Mesmo que a criança morta fosse se tornar um estúpido como quem desenhou seu suposto futuro, não mereceria isso.

Não, a liberdade de espírito, que deve ser enorme, não pode ser fazer isso com um quase bebê sírio morto na fuga da guerra, como não pode fazer com um bebê judeu morto num campo de concentração, ou a um bebê negro morto pela desnutrição, ou a um “anjinho” nordestino morto pela indiferença que ainda deixa gente ao abandono.

Admira-me que, no mesmo dia em que energúmenos acham imoral uma foto de uma mulher, por acaso deputada, amamentando seu filho e, muito corretamente, os defensores da liberdade e do ser humano protestem contra isso, haja quem, em nome da liberdade deixe de condenar o que se faz com outra criança, não com o viço do leite da vida, mas afogada pelo leite da morte que lhe foram as águas do mar.

Liberdade não é ver se levantar na Europa a velha Europa, colonialista, racista, capaz de fazer isso a uma criança morta.

Liberdade é humanidade.

Fernando Brito:

View Comments (22)

  • Caríssimo;"Liberdade é Humanidade",nada mais é necessário comentar de seu belo post.

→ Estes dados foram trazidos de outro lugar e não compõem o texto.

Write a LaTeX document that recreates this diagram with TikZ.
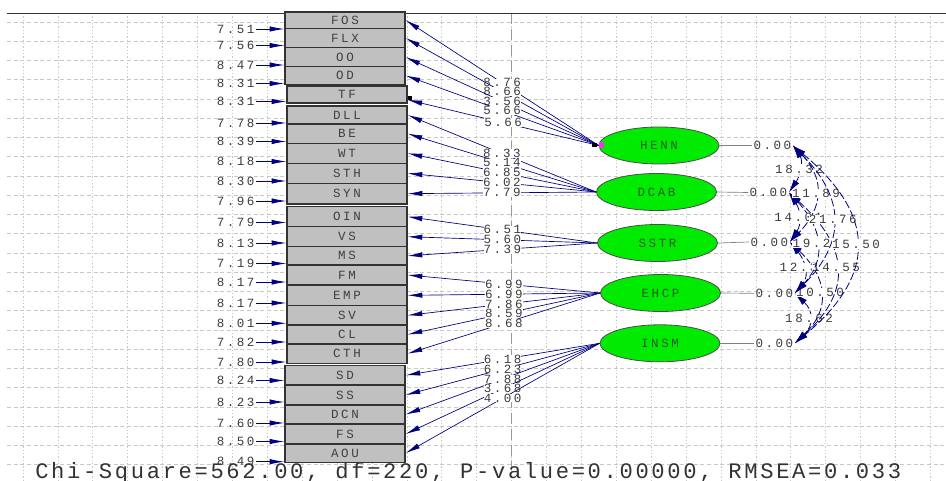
\documentclass[tikz,border=0pt]{standalone}
\usepackage{fontspec}
\newfontfamily\lmono[LetterSpace=20]{Liberation Mono}
\newfontfamily\bmono[LetterSpace=12]{Liberation Mono}
\usetikzlibrary{arrows.meta,shapes.geometric,fit}
\definecolor{navy}{RGB}{0,0,128}
\definecolor{gridc}{RGB}{200,200,200}
\definecolor{txt}{RGB}{60,60,60}
\definecolor{boxfill}{RGB}{192,192,192}
\definecolor{ellfill}{RGB}{0,235,0}
\definecolor{elltext}{RGB}{40,90,40}
\definecolor{handle}{RGB}{224,64,224}
\begin{document}
\begin{tikzpicture}[x=0.75pt,y=-0.75pt,
  num/.style={font=\lmono\fontsize{9.4}{11}\selectfont, text=txt, inner sep=1pt},
  boxt/.style={num, text=black!75},
  obox/.style={rectangle, draw=black!80, line width=0.9pt, fill=boxfill, inner sep=0pt},
  factor/.style={ellipse, draw=black!70, line width=0.6pt, fill=ellfill, minimum width=90pt, minimum height=27.75pt, inner sep=0pt, font=\lmono\fontsize{9.4}{11}\selectfont, text=elltext},
  earr/.style={navy, line width=0.6pt, -{Latex[length=11pt,width=4pt]}},
  load/.style={navy, line width=0.5pt, -{Latex[length=11pt,width=4pt]}},
  lbl/.style={num, fill=white, inner sep=0pt},
  vline/.style={gray, line width=0.5pt},
  corr/.style={navy, line width=0.6pt, dash pattern=on 6pt off 2pt, {Latex[length=10pt,width=5pt]}-{Latex[length=10pt,width=5pt]}},
  clbl/.style={num, fill=white, inner sep=0.3pt},
  vgrid/.style={gridc, line width=0.5pt, dash pattern=on 1pt off 1.5pt},
  hgrid/.style={gridc, line width=0.5pt, dash pattern=on 3pt off 2pt},
  cgrid/.style={gray!80, line width=0.6pt, dash pattern=on 8pt off 4pt}]
\useasboundingbox (0,0) rectangle (946,481);
\fill[white] (0,0) rectangle (946,481);
% grid
\foreach \k in {0,...,26} \draw[vgrid] ({23+34.9*\k},13) -- ({23+34.9*\k},481);
\foreach \k in {0,...,23} \draw[hgrid] (7,{22+19.25*\k}) -- (946,{22+19.25*\k});
\draw[cgrid] (511.6,13) -- (511.6,470);
\draw[black!80, line width=0.7pt] (7,13) -- (946,13);
% observed boxes
\node[obox, fit={(285,12) (405,28.3)}, label={[boxt]center:FOS}] (FOS) {};
\node[obox, fit={(285,28.3) (405,47.7)}, label={[boxt]center:FLX}] (FLX) {};
\node[obox, fit={(285,47.7) (405,66.7)}, label={[boxt]center:OO}] (OO) {};
\node[obox, fit={(285,66.7) (405,84.3)}, label={[boxt]center:OD}] (OD) {};
\node[obox, fit={(287,86) (407,103)}, label={[boxt]center:TF}] (TF) {};
\node[obox, fit={(287,106) (407,124)}, label={[boxt]center:DLL}] (DLL) {};
\node[obox, fit={(287,124) (407,143.3)}, label={[boxt]center:BE}] (BE) {};
\node[obox, fit={(287,143.3) (407,163.3)}, label={[boxt]center:WT}] (WT) {};
\node[obox, fit={(287,163.3) (407,183.3)}, label={[boxt]center:STH}] (STH) {};
\node[obox, fit={(287,183.3) (407,204)}, label={[boxt]center:SYN}] (SYN) {};
\node[obox, fit={(287,206.7) (407,226.7)}, label={[boxt]center:OIN}] (OIN) {};
\node[obox, fit={(287,226.7) (407,246.7)}, label={[boxt]center:VS}] (VS) {};
\node[obox, fit={(287,246.7) (407,265)}, label={[boxt]center:MS}] (MS) {};
\node[obox, fit={(287,265) (407,285)}, label={[boxt]center:FM}] (FM) {};
\node[obox, fit={(287,285) (407,305.7)}, label={[boxt]center:EMP}] (EMP) {};
\node[obox, fit={(287,305.7) (407,325)}, label={[boxt]center:SV}] (SV) {};
\node[obox, fit={(287,325) (407,344)}, label={[boxt]center:CL}] (CL) {};
\node[obox, fit={(287,344) (407,363.3)}, label={[boxt]center:CTH}] (CTH) {};
\node[obox, fit={(285,365.7) (405,385)}, label={[boxt]center:SD}] (SD) {};
\node[obox, fit={(285,385) (405,405)}, label={[boxt]center:SS}] (SS) {};
\node[obox, fit={(285,405) (405,424)}, label={[boxt]center:DCN}] (DCN) {};
\node[obox, fit={(285,424) (405,444)}, label={[boxt]center:FS}] (FS) {};
\node[obox, fit={(285,444) (405,462.3)}, label={[boxt]center:AOU}] (AOU) {};
% error terms
\node[num, anchor=east] (e1) at (256,29) {7.51};
\node[num, anchor=east] (e2) at (256,45.5) {7.56};
\node[num, anchor=east] (e3) at (256,65) {8.47};
\node[num, anchor=east] (e4) at (256,83.5) {8.31};
\node[num, anchor=east] (e5) at (256,101.5) {8.31};
\node[num, anchor=east] (e6) at (256,123) {7.78};
\node[num, anchor=east] (e7) at (256,141.5) {8.39};
\node[num, anchor=east] (e8) at (256,161.5) {8.18};
\node[num, anchor=east] (e9) at (256,181) {8.30};
\node[num, anchor=east] (e10) at (256,201) {7.96};
\node[num, anchor=east] (e11) at (256,222.5) {7.79};
\node[num, anchor=east] (e12) at (256,243) {8.13};
\node[num, anchor=east] (e13) at (256,263.5) {7.19};
\node[num, anchor=east] (e14) at (256,282) {8.17};
\node[num, anchor=east] (e15) at (256,303) {8.17};
\node[num, anchor=east] (e16) at (256,323.3) {8.01};
\node[num, anchor=east] (e17) at (256,342) {7.82};
\node[num, anchor=east] (e18) at (256,362) {7.80};
\node[num, anchor=east] (e19) at (256,380.5) {8.24};
\node[num, anchor=east] (e20) at (256,402) {8.23};
\node[num, anchor=east] (e21) at (256,423) {7.60};
\node[num, anchor=east] (e22) at (256,441.5) {8.50};
\node[num, anchor=east] (e23) at (256,461.7) {8.49};
\draw[earr] (e1.east) -- (e1.east -| FOS.west);
\draw[earr] (e2.east) -- (e2.east -| FLX.west);
\draw[earr] (e3.east) -- (e3.east -| OO.west);
\draw[earr] (e4.east) -- (e4.east -| OD.west);
\draw[earr] (e5.east) -- (e5.east -| TF.west);
\draw[earr] (e6.east) -- (e6.east -| DLL.west);
\draw[earr] (e7.east) -- (e7.east -| BE.west);
\draw[earr] (e8.east) -- (e8.east -| WT.west);
\draw[earr] (e9.east) -- (e9.east -| STH.west);
\draw[earr] (e10.east) -- (e10.east -| SYN.west);
\draw[earr] (e11.east) -- (e11.east -| OIN.west);
\draw[earr] (e12.east) -- (e12.east -| VS.west);
\draw[earr] (e13.east) -- (e13.east -| MS.west);
\draw[earr] (e14.east) -- (e14.east -| FM.west);
\draw[earr] (e15.east) -- (e15.east -| EMP.west);
\draw[earr] (e16.east) -- (e16.east -| SV.west);
\draw[earr] (e17.east) -- (e17.east -| CL.west);
\draw[earr] (e18.east) -- (e18.east -| CTH.west);
\draw[earr] (e19.east) -- (e19.east -| SD.west);
\draw[earr] (e20.east) -- (e20.east -| SS.west);
\draw[earr] (e21.east) -- (e21.east -| DCN.west);
\draw[earr] (e22.east) -- (e22.east -| FS.west);
\draw[earr] (e23.east) -- (e23.east -| AOU.west);
% latent factors
\node[factor] (HENN) at (659,145.5) {HENN};
\node[factor] (DCAB) at (656.5,192) {DCAB};
\node[factor] (SSTR) at (657.5,243) {SSTR};
\node[factor] (EHCP) at (660.5,293) {EHCP};
\node[factor] (INSM) at (660,343.3) {INSM};
% loadings
\draw[load] (HENN.west) -- node[lbl] {8.76} (FOS.east);
\draw[load] (HENN.west) -- node[lbl] {8.66} (FLX.east);
\draw[load] (HENN.west) -- node[lbl] {3.56} (OO.east);
\draw[load] (HENN.west) -- node[lbl] {5.66} (OD.east);
\draw[load] (HENN.west) -- node[lbl] {5.66} ([yshift=-4pt]TF.east);
\draw[load] (DCAB.west) -- node[lbl] {8.33} (DLL.east);
\draw[load] (DCAB.west) -- node[lbl] {5.14} (BE.east);
\draw[load] (DCAB.west) -- node[lbl] {6.85} (WT.east);
\draw[load] (DCAB.west) -- node[lbl] {6.02} (STH.east);
\draw[load] (DCAB.west) -- node[lbl] {7.79} (SYN.east);
\draw[load] (SSTR.west) -- node[lbl] {6.51} (OIN.east);
\draw[load] (SSTR.west) -- node[lbl] {5.60} (VS.east);
\draw[load] (SSTR.west) -- node[lbl] {7.39} (MS.east);
\draw[load] (EHCP.west) -- node[lbl] {6.99} (FM.east);
\draw[load] (EHCP.west) -- node[lbl] {6.99} (EMP.east);
\draw[load] (EHCP.west) -- node[lbl] {7.86} (SV.east);
\draw[load] (EHCP.west) -- node[lbl] {8.59} (CL.east);
\draw[load] (EHCP.west) -- node[lbl] {8.68} (CTH.east);
\draw[load] (INSM.west) -- node[lbl] {6.18} (SD.east);
\draw[load] (INSM.west) -- node[lbl] {6.23} (SS.east);
\draw[load] (INSM.west) -- node[lbl] {7.88} (DCN.east);
\draw[load] (INSM.west) -- node[lbl] {3.68} (FS.east);
\draw[load] (INSM.west) -- node[lbl] {4.00} (AOU.east);
% selection handles
\fill[black] (408,96) rectangle (412,100);
\fill[black] (592,143) rectangle (597,147);
\fill[handle] (599,142) rectangle (604,148);
% variances
\node[num, anchor=west] (v1) at (752,145.5) {0.00};
\node[num, anchor=west] (v2) at (748,192.5) {0.00};
\node[num, anchor=west] (v3) at (749,242) {0.00};
\node[num, anchor=west] (v4) at (754,293.3) {0.00};
\node[num, anchor=west] (v5) at (754,343.3) {0.00};
\draw[vline] (HENN.east) -- (v1.west);
\draw[vline] (DCAB.east) -- (v2.west);
\draw[vline] (SSTR.east) -- (v3.west);
\draw[vline] (EHCP.east) -- (v4.west);
\draw[vline] (INSM.east) -- (v5.west);
% correlations
\draw[corr] (v4.east) .. controls +(19,18) and +(19,-18) .. node[clbl] {18.62} (v5.east);
\draw[corr] (v3.east) .. controls +(37,35) and +(37,-35) .. node[clbl] {10.50} (v5.east);
\draw[corr] (v3.east) .. controls +(15,18) and +(15,-18) .. node[clbl] {12.31} (v4.east);
\draw[corr] (v2.east) .. controls +(59,53) and +(59,-53) .. node[clbl] {14.55} (v5.east);
\draw[corr] (v2.east) .. controls +(33,35) and +(33,-35) .. node[clbl] {19.21} (v4.east);
\draw[corr] (v2.east) .. controls +(12,18) and +(12,-18) .. node[clbl] {14.01} (v3.east);
\draw[corr] (v1.east) .. controls +(11,16) and +(11,-16) .. node[clbl] {18.32} (v2.east);
\draw[corr] (v1.east) .. controls +(33,34) and +(33,-34) .. node[clbl] {11.89} (v3.east);
\draw[corr] (v1.east) .. controls +(52,52) and +(52,-52) .. node[clbl] {21.76} (v4.east);
\draw[corr] (v1.east) .. controls +(83,69) and +(83,-69) .. node[clbl] {15.50} (v5.east);
% fit statistics
\node[anchor=base west, inner sep=0pt, font=\bmono\fontsize{16.6}{19}\selectfont, text=black!80] (stats) at (35,478.5) {Chi-Square=562.00, df=220, P-value=0.00000, RMSEA=0.033};
\end{tikzpicture}
\end{document}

  • observe as narinas na charge.
    esses caras são racistas, como todo fascista

  • Concordo.

    Se o artista da charge não queria dizer nada, que ficasse calado então.
    Mas se ele quis dizer algo, o que foi?

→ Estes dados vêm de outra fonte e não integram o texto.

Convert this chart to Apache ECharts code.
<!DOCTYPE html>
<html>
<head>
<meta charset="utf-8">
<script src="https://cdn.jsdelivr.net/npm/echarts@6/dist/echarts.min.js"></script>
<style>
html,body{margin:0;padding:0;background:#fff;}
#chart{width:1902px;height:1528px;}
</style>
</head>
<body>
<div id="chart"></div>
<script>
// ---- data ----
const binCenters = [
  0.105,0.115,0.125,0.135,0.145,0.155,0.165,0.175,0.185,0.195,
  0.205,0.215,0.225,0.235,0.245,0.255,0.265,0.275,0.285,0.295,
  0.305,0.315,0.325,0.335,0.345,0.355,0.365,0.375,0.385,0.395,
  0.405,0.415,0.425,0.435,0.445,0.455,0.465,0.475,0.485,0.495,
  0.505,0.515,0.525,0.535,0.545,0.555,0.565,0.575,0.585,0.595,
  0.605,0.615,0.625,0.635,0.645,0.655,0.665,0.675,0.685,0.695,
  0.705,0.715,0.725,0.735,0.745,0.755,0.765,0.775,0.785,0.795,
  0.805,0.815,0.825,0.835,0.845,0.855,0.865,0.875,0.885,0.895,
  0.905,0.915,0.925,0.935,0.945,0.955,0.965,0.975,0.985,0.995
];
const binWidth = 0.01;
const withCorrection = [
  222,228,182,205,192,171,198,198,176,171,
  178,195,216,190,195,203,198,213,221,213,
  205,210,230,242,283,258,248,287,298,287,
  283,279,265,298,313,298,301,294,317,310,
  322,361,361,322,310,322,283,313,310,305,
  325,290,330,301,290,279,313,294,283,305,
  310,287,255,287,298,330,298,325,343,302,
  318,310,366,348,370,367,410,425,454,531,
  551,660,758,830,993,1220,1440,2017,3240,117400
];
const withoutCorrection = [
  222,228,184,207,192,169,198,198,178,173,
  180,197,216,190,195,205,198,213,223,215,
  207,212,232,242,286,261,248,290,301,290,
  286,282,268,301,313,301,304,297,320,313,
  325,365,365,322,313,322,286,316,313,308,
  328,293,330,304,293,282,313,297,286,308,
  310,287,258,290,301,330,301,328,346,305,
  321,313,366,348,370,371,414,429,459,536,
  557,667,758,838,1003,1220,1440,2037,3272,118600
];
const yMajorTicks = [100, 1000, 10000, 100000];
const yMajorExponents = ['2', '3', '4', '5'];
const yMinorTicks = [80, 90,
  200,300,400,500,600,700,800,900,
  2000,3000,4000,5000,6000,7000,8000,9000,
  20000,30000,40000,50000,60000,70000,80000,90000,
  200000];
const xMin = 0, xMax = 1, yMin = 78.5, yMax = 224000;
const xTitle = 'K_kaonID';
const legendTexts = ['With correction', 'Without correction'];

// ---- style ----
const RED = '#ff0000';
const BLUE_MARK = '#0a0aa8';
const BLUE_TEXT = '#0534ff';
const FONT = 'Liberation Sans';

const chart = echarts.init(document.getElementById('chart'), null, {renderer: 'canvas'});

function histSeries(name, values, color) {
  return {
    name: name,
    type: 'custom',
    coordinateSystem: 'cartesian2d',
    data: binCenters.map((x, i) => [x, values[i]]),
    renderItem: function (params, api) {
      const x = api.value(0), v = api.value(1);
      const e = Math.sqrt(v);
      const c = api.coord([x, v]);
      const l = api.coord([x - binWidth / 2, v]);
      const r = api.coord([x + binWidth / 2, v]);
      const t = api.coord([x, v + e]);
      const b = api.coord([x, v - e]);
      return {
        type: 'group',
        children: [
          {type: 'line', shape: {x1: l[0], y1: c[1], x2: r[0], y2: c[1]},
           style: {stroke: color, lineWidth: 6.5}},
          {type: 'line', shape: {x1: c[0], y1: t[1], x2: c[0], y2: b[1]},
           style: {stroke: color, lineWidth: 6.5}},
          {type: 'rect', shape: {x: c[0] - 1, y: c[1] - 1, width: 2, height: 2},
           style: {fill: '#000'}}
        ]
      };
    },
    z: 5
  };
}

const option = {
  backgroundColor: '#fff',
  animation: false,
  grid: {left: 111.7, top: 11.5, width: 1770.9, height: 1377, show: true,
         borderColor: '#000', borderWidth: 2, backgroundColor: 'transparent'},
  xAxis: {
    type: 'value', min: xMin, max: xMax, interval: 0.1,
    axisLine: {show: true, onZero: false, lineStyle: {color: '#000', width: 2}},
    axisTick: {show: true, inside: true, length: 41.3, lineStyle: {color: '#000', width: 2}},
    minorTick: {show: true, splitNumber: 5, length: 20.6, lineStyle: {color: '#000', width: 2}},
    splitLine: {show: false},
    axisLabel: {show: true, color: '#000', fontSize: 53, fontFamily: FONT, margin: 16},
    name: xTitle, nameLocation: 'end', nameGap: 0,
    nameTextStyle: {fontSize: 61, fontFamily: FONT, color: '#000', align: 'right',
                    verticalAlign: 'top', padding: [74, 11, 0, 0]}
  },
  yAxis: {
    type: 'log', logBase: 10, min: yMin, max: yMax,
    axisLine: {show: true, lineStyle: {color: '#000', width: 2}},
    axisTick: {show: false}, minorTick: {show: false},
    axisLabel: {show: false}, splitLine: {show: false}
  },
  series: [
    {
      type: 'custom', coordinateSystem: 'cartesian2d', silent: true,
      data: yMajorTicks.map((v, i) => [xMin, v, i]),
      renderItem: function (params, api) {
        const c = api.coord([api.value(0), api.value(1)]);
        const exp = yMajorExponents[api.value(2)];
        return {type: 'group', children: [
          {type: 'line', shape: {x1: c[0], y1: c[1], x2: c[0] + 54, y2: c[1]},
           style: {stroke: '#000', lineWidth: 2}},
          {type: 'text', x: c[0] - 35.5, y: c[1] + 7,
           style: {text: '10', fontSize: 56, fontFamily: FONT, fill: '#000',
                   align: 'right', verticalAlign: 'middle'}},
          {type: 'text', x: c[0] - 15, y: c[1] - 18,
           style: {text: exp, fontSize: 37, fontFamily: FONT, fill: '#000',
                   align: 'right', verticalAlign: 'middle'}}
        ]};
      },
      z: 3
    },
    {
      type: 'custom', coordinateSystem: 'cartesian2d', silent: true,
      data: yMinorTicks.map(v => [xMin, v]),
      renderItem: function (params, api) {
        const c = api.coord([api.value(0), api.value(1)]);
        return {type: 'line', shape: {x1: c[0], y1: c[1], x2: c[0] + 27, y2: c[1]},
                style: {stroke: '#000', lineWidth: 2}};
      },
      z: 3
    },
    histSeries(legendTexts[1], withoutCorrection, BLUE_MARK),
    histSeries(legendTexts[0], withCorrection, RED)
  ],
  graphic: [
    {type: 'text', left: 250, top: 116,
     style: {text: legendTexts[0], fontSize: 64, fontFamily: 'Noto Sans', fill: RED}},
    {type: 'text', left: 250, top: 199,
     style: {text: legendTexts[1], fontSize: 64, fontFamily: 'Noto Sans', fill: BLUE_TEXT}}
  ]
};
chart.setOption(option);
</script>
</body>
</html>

    - Que é uma pieguice ridícula ter pena dos seres humanos? Isso vale para este artista e seus companheiros(as)? Neste caso, será que o "je suis" deveria também ser ridicularizado como um grande sentimentalismo piegas dos franceses e daqueles que se solidarizaram com eles em todo mundo; só porque...?

    Ou não, esta "peninha burra" só vale para alguns seres humanos? Se for o caso, como classificar pessoas que pensam assim? Como tratá-las?

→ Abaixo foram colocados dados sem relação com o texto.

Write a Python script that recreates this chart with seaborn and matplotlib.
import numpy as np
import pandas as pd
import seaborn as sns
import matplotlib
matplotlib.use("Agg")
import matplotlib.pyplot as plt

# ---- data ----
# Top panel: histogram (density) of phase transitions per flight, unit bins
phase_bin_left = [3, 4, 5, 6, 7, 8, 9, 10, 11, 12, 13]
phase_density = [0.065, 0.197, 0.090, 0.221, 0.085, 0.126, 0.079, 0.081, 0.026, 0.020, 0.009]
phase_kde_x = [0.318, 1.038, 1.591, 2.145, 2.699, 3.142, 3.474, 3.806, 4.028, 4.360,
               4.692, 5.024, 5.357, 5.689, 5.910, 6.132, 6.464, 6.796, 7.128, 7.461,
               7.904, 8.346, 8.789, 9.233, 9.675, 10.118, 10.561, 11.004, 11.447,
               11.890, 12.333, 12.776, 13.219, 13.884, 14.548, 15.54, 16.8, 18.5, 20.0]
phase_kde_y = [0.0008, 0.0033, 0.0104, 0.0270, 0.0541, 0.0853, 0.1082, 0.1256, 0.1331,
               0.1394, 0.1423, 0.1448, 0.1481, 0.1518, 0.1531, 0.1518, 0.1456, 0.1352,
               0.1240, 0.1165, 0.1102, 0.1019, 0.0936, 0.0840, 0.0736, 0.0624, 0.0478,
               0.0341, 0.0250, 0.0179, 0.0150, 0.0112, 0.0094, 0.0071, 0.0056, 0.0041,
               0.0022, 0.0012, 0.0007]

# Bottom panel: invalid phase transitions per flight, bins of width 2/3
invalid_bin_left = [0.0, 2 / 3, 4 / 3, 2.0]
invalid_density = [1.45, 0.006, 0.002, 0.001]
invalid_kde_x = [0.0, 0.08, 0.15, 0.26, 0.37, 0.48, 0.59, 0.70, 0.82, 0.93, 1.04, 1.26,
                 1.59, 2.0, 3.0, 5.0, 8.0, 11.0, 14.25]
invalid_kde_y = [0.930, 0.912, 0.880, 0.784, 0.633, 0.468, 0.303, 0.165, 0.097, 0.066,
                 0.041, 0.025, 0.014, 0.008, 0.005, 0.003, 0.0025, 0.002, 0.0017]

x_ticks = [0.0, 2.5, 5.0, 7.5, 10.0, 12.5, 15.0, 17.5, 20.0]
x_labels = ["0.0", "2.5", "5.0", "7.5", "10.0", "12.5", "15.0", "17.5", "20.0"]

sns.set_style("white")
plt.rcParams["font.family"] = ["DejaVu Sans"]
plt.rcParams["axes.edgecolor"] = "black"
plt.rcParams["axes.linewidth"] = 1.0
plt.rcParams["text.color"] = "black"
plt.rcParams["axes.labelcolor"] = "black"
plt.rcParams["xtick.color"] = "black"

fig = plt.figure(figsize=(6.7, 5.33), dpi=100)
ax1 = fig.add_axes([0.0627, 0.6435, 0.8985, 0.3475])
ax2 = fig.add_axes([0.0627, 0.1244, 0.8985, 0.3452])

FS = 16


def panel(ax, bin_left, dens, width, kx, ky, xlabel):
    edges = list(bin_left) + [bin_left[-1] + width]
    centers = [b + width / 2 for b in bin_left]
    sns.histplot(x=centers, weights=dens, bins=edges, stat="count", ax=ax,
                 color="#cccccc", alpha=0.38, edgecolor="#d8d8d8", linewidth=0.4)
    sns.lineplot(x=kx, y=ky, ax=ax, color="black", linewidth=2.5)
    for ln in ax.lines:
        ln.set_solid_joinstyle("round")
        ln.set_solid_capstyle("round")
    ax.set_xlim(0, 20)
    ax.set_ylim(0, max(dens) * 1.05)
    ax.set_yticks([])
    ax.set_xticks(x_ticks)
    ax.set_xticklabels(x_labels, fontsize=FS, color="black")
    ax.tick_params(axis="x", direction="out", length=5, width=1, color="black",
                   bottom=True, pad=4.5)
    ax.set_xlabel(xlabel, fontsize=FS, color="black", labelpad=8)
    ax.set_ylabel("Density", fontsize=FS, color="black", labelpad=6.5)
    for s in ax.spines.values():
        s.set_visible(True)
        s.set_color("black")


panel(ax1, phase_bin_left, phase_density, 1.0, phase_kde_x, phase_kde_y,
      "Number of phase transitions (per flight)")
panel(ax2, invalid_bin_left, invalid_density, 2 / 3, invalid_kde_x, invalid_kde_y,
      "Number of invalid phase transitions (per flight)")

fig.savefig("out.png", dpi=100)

    Ou teria uma outra msg nesta charge que o idiota que escreve é incapaz de perceber. Pode ser. Eu espero.

    • Isso mesmo, a dor de uns parece maior que a de outros, outros às vezes quase invisíveis.

  • São arrogantes, sádicos. São colonialistas. Na verdade, são vermes, são ratos (com o perdão de ratos e vermes). São infames, são podres, são lixo.

  • eles só não brincam com a religião deles .... por que será....

  • É provável q a intenção da charge seja justo o contrário, Fernando: contrapor a comoção com a morte do menino sírio com o olhar criminalizante q o europeu tem do adulto sírio.

  • Parabéns, Brito, pela coragem de dizer isso quando um bando de idiotas venera o "je suis Charlie". Nada justifica a agressividade de suas charges pretensamente "engraçadas". Sem comentários à charge publicada acima, pois o comentário que gostaria de fazer não posso expor. Àqueles que veneram o "je suis Charlie" reflitam sobre a charge: se tiverem um mínimo de consciência, talvez consigam dormir sossegados.

  • A única "manifestação artística" que consigo identificar nestes caras é a de saber esculpir uma bela cara de pau a golpes de picareta. São artistas de si mesmos.
    O típico discurso do artista incompetente é o de querer "causar" a todo custo e, quando isto se volta contra ele, responde dizendo que é um incompreendido, que não entenderam a mensagem, que seu trabalho está à frente de seu tempo, que as críticas são do statu quo (como se ele não dependesse do próprio pra sobreviver), etc. etc. Pelamor... De uma vez por todas deveriam perceber o quanto este maneirismo é ridículo e não faz mais do que expor sua covardia em não assumir o que quer dizer, ou sua incapacidade de se comunicar com o próximo (algo que deveria ser premissa da arte e do artista). Tais criaturas ficam na História, pendendo entre a má intenção e a mediocridade, nada mais.
    Quando não se pode ser grande, seja barroco.